My writing looking neater and more legible than usual.

Nothing is ever perfect. Recently I noticed that my Delike had taken to hardstarting: not writing immediately when I picked up the pen after an interval of a few hours. I keep my currently inked pens upright in pen cups and write something with most of them fairly frequently. But I started to notice that if the Delike was left overnight in the pen cup, it might hesitate to start the next day. The nib would be dry. I might get a word or two out of it, but some letters would be incomplete (skipping) and then the nib would run dry completely. I would hold the pen nib down and give it a few shakes. After a few bouts of shaking, ink would flow, dark and wet again, and the nib would feel super-smooth and lubricated. I would be cooking on gas and all would be forgiven and forgotten.

This was not due to ink starvation, which is sometimes caused by surface tension causing ink to remain at the back end of the cartridge or converter, when it should flow to the nib. The Delike’s converter includes a little coil of metal as an ink agitator which slides up and down to combat that.

At first I thought that the problem was one of ink evaporation. This can occur when the cap does not create an airtight seal around the nib. Some pens are brilliant at avoiding this, such as some Platinums with their slip and seal sprung inner caps, or the Esterbrook Estie which also has a sprung inner cap. My Aurora 88 and Aurora Optima both have ebonite feeds which, together with well designed caps, mean hard starts do not happen.

To see if your cap is airtight, a crude test is to place your mouth over the rim and try to blow: if air escapes it is not airtight. If your cheeks puff out and nothing happens, then it is. The Delike cap passed this test.

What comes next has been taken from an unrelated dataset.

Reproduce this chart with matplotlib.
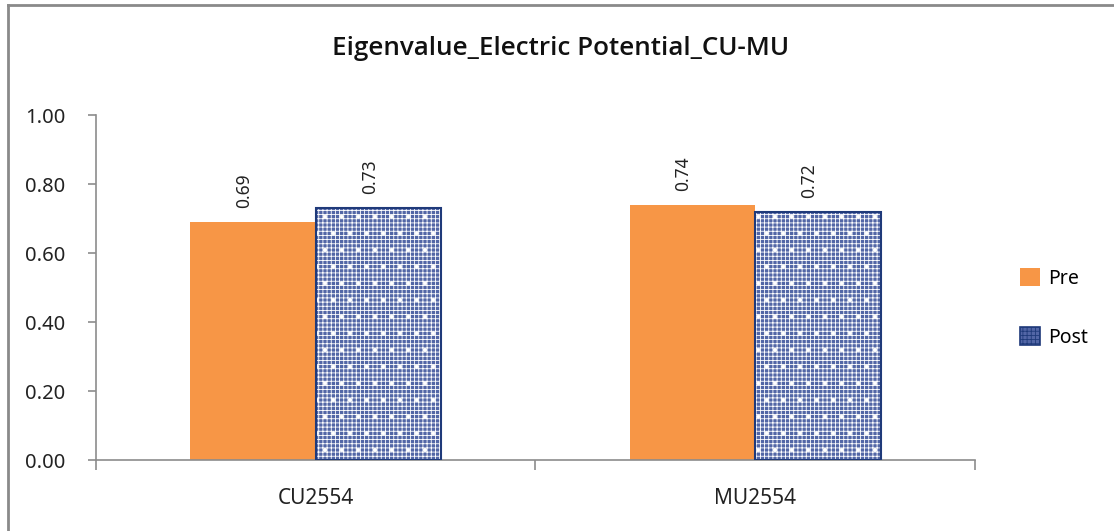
import matplotlib
matplotlib.use("Agg")
import matplotlib.pyplot as plt
from matplotlib.patches import Patch
from matplotlib.lines import Line2D
import numpy as np

# ---- data ----
categories = ["CU2554", "MU2554"]
pre_vals = [0.69, 0.74]
post_vals = [0.73, 0.72]
y_ticks = [0.0, 0.2, 0.4, 0.6, 0.8, 1.0]

ORANGE = "#f79646"
NAVY = "#1f3a7a"
PATTERN_FACE = "#5266a6"
AXIS_GREY = "#8c8c8c"
TXT = "#222222"

plt.rcParams["font.family"] = ["Noto Sans", "DejaVu Sans"]
plt.rcParams["hatch.linewidth"] = 0.6

fig = plt.figure(figsize=(11.14, 5.31), dpi=100)
ax = fig.add_axes([0.0862, 0.1337, 0.789, 0.6497])

x = np.arange(len(categories))
w = 0.286

ax.bar(x - w / 2, pre_vals, w, color=ORANGE, linewidth=0, zorder=2)
# patterned bars: fine white grid + white dots on blue, navy outline on top
ax.bar(x + w / 2, post_vals, w, color=PATTERN_FACE, edgecolor="white",
       hatch="++++", linewidth=0, zorder=2)
ax.bar(x + w / 2, post_vals, w, fill=False, edgecolor="white",
       hatch=".", linewidth=0, zorder=2.5)
ax.bar(x + w / 2, post_vals, w, fill=False, edgecolor=NAVY, linewidth=1.5, zorder=3)

for xi, v in zip(x - w / 2, pre_vals):
    ax.text(xi - 0.02, v + 0.04, f"{v:.2f}", rotation=90, ha="center", va="bottom",
            fontsize=12.5, color=TXT)
for xi, v in zip(x + w / 2, post_vals):
    ax.text(xi - 0.02, v + 0.04, f"{v:.2f}", rotation=90, ha="center", va="bottom",
            fontsize=12.5, color=TXT)

ax.set_xlim(-0.5, 1.5)
ax.set_ylim(0, 1.0)
ax.set_yticks(y_ticks)
ax.set_yticklabels([f"{t:.2f}" for t in y_ticks], fontsize=14.5, color=TXT)
ax.set_xticks(x)
ax.set_xticklabels(categories, fontsize=15, color=TXT)
ax.set_xticks([-0.5, 0.5, 1.5], minor=True)
ax.tick_params(axis="x", which="major", length=0, pad=20)
ax.tick_params(axis="x", which="minor", length=7, color=AXIS_GREY, width=1.2)
ax.tick_params(axis="y", length=6, color=AXIS_GREY, width=1.2, pad=16)

for s in ["top", "right"]:
    ax.spines[s].set_visible(False)
for s in ["left", "bottom"]:
    ax.spines[s].set_color(AXIS_GREY)
    ax.spines[s].set_linewidth(1.2)

fig.text(0.503, 0.908, "Eigenvalue_Electric Potential_CU-MU", ha="center", va="center",
         fontsize=18.7, fontweight="semibold", color="#111111",
         family=["Open Sans", "Noto Sans", "DejaVu Sans"])

handles = [Patch(facecolor=ORANGE, edgecolor="none", label="Pre"),
           Patch(facecolor=PATTERN_FACE, edgecolor=NAVY, hatch="++++", linewidth=1.2, label="Post")]
fig.legend(handles=handles, loc="center left", bbox_to_anchor=(0.9, 0.42), frameon=False,
           fontsize=14, handlelength=1.0, handleheight=1.0, handletextpad=0.45, labelspacing=2.0)

# outer chart border (left and top edges)
fig.add_artist(Line2D([0.0072, 0.0072], [0, 0.99], transform=fig.transFigure,
                      color="#8a8a8a", linewidth=2))
fig.add_artist(Line2D([0.0072, 1.0], [0.99, 0.99], transform=fig.transFigure,
                      color="#8a8a8a", linewidth=2))

fig.savefig("out.png", dpi=100)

This led me to think that the hardstarting may not be due to ink evaporation but instead have another cause, that the ink drained away from the nib and/or feed overnight, back into the cartridge or converter. This would simply be due to gravity, whilst the pen is left upright in the pen cup. If that is the cause, then an easy solution is not to stand the pen in a pen cup but leave it horizontal.

This week I have been testing my theory on the Delike. Does this work? It is early days but I am cautiously optimistic that the problem may have been solved. I have not been very (or at all) scientific in my method. I have only one Delike New Moon pen, not a whole bunch of them to put into two groups, to leave some horizontal while another, control group stays upright. I also try only one ink at a time. Temperatures may make a big difference if evaporation is at play. However, I shall continue to monitor how this goes.

As for inks tried, I am on my seventh, having inked my first New Moon with Pilot Iroshizuku Tsuki-yo, Pelikan Edelstein Smoky Quartz, Montlanc Toffee Brown, and Parker Quink Blue Black: my second New Moon has had Waterman Serenity Blue, Robert Oster Aqua and currently Montlanc William Shakespeare Velvet Red. A fill with the gorgeous Velvet Red is a luxury usually only afforded to my Montblanc Classique and so I hope that the pen behaves itself. So far so good.

With Montblanc William Shakespeare Velvet Red, on Semikolon journal paper.